They can engineer them smaller and pack more in, but there will always be a limit to how fast semiconductor devices can be made to perform.

One way to improve this limit, and broaden applications, is to design “spintronic” devices that exploit electron spin as well as electron charge. Now, physicists in the US and Lithuania have come up with an idea for a test bed that could help in the realization of one of the most important spintronic devices — the so-called Datta–Das transistor (DDT).

Like normal transistors, the DDT would control a current passing between two of its electrodes. But because the DDT is a spintronic device, it would control a “spin polarized” current — one in which most of the electrons have the same spin orientation: up or down.

The key to controlling this spin-polarized current is a spin filter, which forms part of the second electrode. The filter is set to one spin orientation — say, up — which means that a current of spin-up electrons flowing from the first electrode is always let through. To control the size of this current, the DDT has a third electrode, which emits an electric field that “twists” the spin the electrons downwards. Depending on the extent of the twist, more or less current is blocked by the filter.

Putting it into practice

That’s the theory, anyway. Since US physicists Supriyo Datta and Biswajit Das proposed the DDT in 1989, experimentalists have not had much success making a working version.

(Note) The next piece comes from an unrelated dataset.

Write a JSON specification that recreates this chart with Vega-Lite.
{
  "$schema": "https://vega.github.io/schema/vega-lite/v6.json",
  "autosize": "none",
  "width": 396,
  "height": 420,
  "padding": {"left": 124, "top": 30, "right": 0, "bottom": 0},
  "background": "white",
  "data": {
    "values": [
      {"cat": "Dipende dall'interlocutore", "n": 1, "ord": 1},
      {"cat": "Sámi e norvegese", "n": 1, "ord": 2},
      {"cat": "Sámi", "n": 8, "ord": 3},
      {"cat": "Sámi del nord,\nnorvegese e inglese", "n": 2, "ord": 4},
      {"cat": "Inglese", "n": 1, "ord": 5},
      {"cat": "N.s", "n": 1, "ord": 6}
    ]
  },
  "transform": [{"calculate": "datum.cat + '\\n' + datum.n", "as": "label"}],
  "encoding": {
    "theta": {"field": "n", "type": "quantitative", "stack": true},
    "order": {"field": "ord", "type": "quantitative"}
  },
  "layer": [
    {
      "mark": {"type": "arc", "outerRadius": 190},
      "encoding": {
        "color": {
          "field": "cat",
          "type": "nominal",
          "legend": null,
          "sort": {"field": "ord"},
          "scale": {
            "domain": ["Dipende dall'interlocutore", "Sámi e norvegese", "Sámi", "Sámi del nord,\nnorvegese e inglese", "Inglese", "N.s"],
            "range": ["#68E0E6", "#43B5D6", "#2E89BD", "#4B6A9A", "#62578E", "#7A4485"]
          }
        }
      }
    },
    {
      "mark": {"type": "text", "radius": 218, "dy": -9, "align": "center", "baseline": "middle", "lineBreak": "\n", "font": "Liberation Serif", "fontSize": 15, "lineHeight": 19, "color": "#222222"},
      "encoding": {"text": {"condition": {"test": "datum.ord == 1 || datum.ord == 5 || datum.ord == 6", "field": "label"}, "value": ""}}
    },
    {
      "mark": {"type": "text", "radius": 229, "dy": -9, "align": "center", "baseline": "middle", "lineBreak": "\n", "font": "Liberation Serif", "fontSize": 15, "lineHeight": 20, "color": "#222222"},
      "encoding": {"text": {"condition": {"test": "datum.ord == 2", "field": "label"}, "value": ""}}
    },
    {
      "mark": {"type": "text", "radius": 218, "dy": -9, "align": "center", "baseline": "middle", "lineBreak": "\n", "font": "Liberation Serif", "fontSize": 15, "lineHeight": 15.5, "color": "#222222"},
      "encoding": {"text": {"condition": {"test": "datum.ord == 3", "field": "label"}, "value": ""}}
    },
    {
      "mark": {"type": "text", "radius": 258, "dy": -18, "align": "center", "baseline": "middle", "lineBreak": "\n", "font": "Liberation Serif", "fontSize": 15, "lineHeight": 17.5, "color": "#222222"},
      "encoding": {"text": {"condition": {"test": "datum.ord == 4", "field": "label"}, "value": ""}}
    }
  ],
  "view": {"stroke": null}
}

But Charles Clark and Jay Vaishnav from the National Institute of Standards and Technology (NIST), together with Julius Ruseckas and Gediminas Juzeliunas of Vilnius University, think they have an idea that could help experimentalists on their way — an analogous system in which basic parameters can be tweaked.

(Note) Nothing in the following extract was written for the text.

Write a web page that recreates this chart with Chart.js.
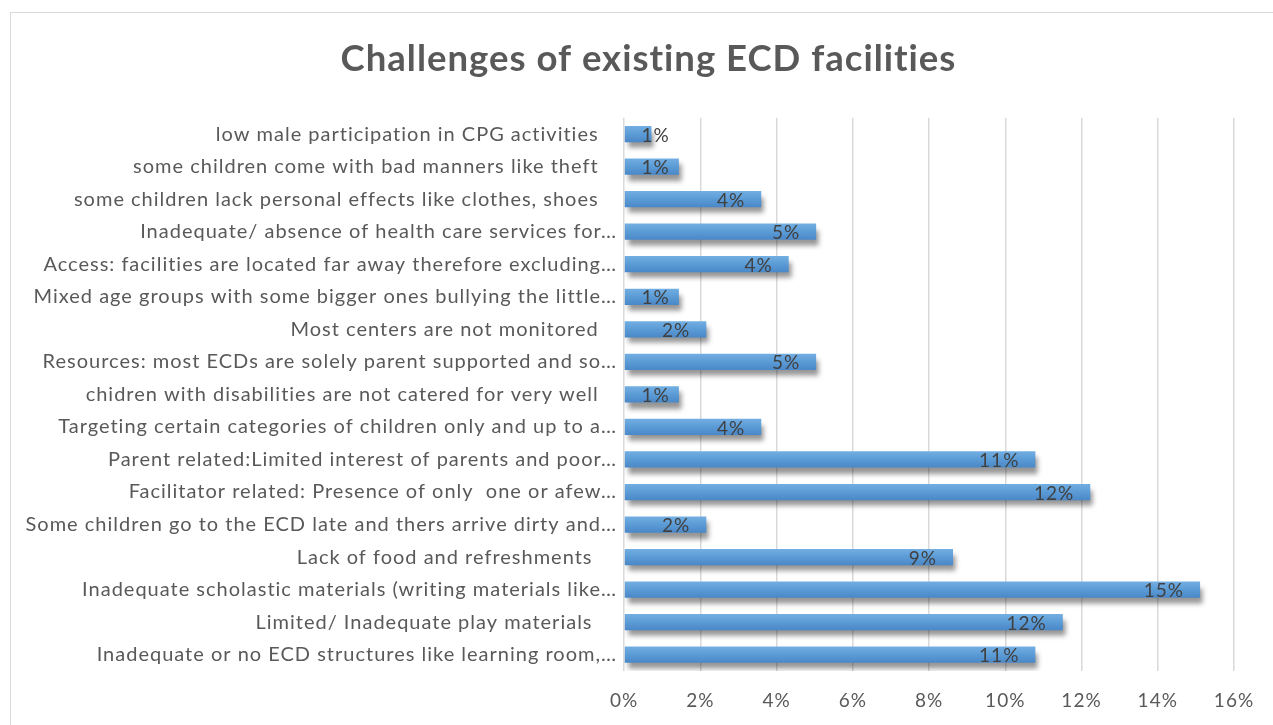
<!DOCTYPE html>
<html><head><meta charset="utf-8">
<script src="https://cdn.jsdelivr.net/npm/chart.js@4.4.1/dist/chart.umd.min.js"></script>
<style>
html,body{margin:0;padding:0;background:#fff;}
#wrap{position:relative;width:1273px;height:725px;overflow:hidden;}
#frame{position:absolute;left:10px;top:12px;width:1300px;height:800px;border:1.5px solid #d9d9d9;box-sizing:border-box;}
#c{position:absolute;left:0;top:0;}
</style></head><body>
<div id="wrap"><div id="frame"></div><canvas id="c" width="1273" height="725"></canvas></div>
<script>
const chartTitle = "Challenges of existing ECD facilities";
const categories = [
  "low male participation in CPG activities   ",
  "some children come with bad manners like theft   ",
  "some children lack personal effects like clothes, shoes   ",
  "Inadequate/ absence of health care services for\u2026",
  "Access: facilities are located far away therefore excluding\u2026",
  "Mixed age groups with some bigger ones bullying the little\u2026",
  "Most centers are not monitored   ",
  "Resources: most ECDs are solely parent supported and so\u2026",
  "chidren with disabilities are not catered for very well   ",
  "Targeting certain categories of children only and up to a\u2026",
  "Parent related:Limited interest of parents and poor\u2026",
  "Facilitator related: Presence of only  one or afew\u2026",
  "Some children go to the ECD late and thers arrive dirty and\u2026",
  "Lack of food and refreshments    ",
  "Inadequate scholastic materials (writing materials like\u2026",
  "Limited/ Inadequate play materials    ",
  "Inadequate or no ECD structures like learning room,\u2026"
];
const percentValues = [0.72, 1.44, 3.60, 5.04, 4.32, 1.44, 2.16, 5.04, 1.44, 3.60, 10.79, 12.23, 2.16, 8.63, 15.11, 11.51, 10.79];
const xTickMin = 0, xTickMax = 16, xTickStep = 2;

const FONT = "Lato, 'Open Sans', sans-serif";
const TEXT = '#595959';

const spacingPlugin = {
  id: 'letterSpacing',
  afterLayout(chart) { if (chart.scales.y) chart.scales.y.left = 0; },
  beforeDraw(chart) { chart.ctx.letterSpacing = '1px'; }
};

const shadowPlugin = {
  id: 'barShadow',
  beforeDatasetDraw(chart) {
    const ctx = chart.ctx;
    ctx.save();
    ctx.shadowColor = 'rgba(0,0,0,0.42)';
    ctx.shadowOffsetX = 3;
    ctx.shadowOffsetY = 6;
    ctx.shadowBlur = 5;
  },
  afterDatasetDraw(chart) {
    chart.ctx.restore();
  }
};

const labelPlugin = {
  id: 'valueLabels',
  afterDatasetsDraw(chart) {
    const ctx = chart.ctx;
    const meta = chart.getDatasetMeta(0);
    ctx.save();
    ctx.font = "19px " + FONT;
    ctx.fillStyle = '#404040';
    ctx.textAlign = 'right';
    ctx.textBaseline = 'middle';
    meta.data.forEach((bar, i) => {
      const v = chart.data.datasets[0].data[i];
      const xr = Math.max(bar.x - 16, bar.base + 45);
      ctx.fillText(Math.round(v) + '%', xr, bar.y + 1.5);
    });
    ctx.restore();
  }
};

new Chart(document.getElementById('c'), {
  type: 'bar',
  data: {
    labels: categories,
    datasets: [{
      data: percentValues,
      backgroundColor: (c) => {
        const chart = c.chart;
        const ys = chart.scales.y;
        if (!ys || c.dataIndex === undefined) return '#5b9bd5';
        const yc = ys.getPixelForValue(c.dataIndex);
        if (!isFinite(yc)) return '#5b9bd5';
        const g = chart.ctx.createLinearGradient(0, yc - 8, 0, yc + 8);
        g.addColorStop(0, '#72aee2');
        g.addColorStop(0.5, '#5b9bd5');
        g.addColorStop(1, '#4a88c8');
        return g;
      },
      borderWidth: 0,
      categoryPercentage: 1.0,
      barPercentage: 0.5
    }]
  },
  options: {
    indexAxis: 'y',
    responsive: false,
    animation: false,
    events: [],
    layout: { padding: { left: 63, right: 39, top: 0, bottom: 0 } },
    plugins: {
      legend: { display: false },
      tooltip: { enabled: false },
      title: {
        display: true,
        text: chartTitle,
        color: TEXT,
        font: { family: FONT, size: 36.5, weight: 'bold' },
        padding: { top: 37, bottom: 37 }
      }
    },
    scales: {
      x: {
        min: xTickMin, max: xTickMax,
        ticks: {
          stepSize: xTickStep,
          color: TEXT,
          font: { family: FONT, size: 19 },
          padding: 18,
          callback: (v) => v + '%'
        },
        grid: { color: '#d9d9d9', lineWidth: 1.5, drawTicks: false },
        border: { display: false },
        afterFit: (s) => { s.height = 54; }
      },
      y: {
        ticks: {
          color: TEXT,
          font: { family: FONT, size: 20 },
          padding: 7,
          autoSkip: false
        },
        grid: { display: false, drawTicks: false },
        border: { display: false },
        afterFit: (s) => { s.width = 624 - 63; }
      }
    }
  },
  plugins: [spacingPlugin, shadowPlugin, labelPlugin]
});
</script>
</body></html>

Vaishnav and colleagues’ system would be a beam of ultracold atoms, such as rubidium. These atoms would effectively have two possible states, which are analogous to the “up” and “down” spin states of electrons.

To control these atoms, say the researchers, the system would need the light from three laser beams that slightly overlap. As the atoms pass through the first laser beam — like electrons flowing from the first electrode in a DDT — they would be put in the same atomic “spin” state. But as the atoms pass through the region where the three laser beams overlap, their atomic states would begin to shift — like the twisting effect of the DDT’s third electrode. By controlling the manner in which the laser beams switch on and off, Vaishnav and colleagues think they should be able to replicate the entire function of a DDT (arXiv:0807.3067). “It may help understand problems in real systems,” says Vaishnav.

Although the cold-atom analogue is just an idea for now, Vaishnav told that it uses “common experimental techniques”, which some of her colleagues would be well-equipped to implement. “There are people at NIST who are working on similar experiments,” she notes.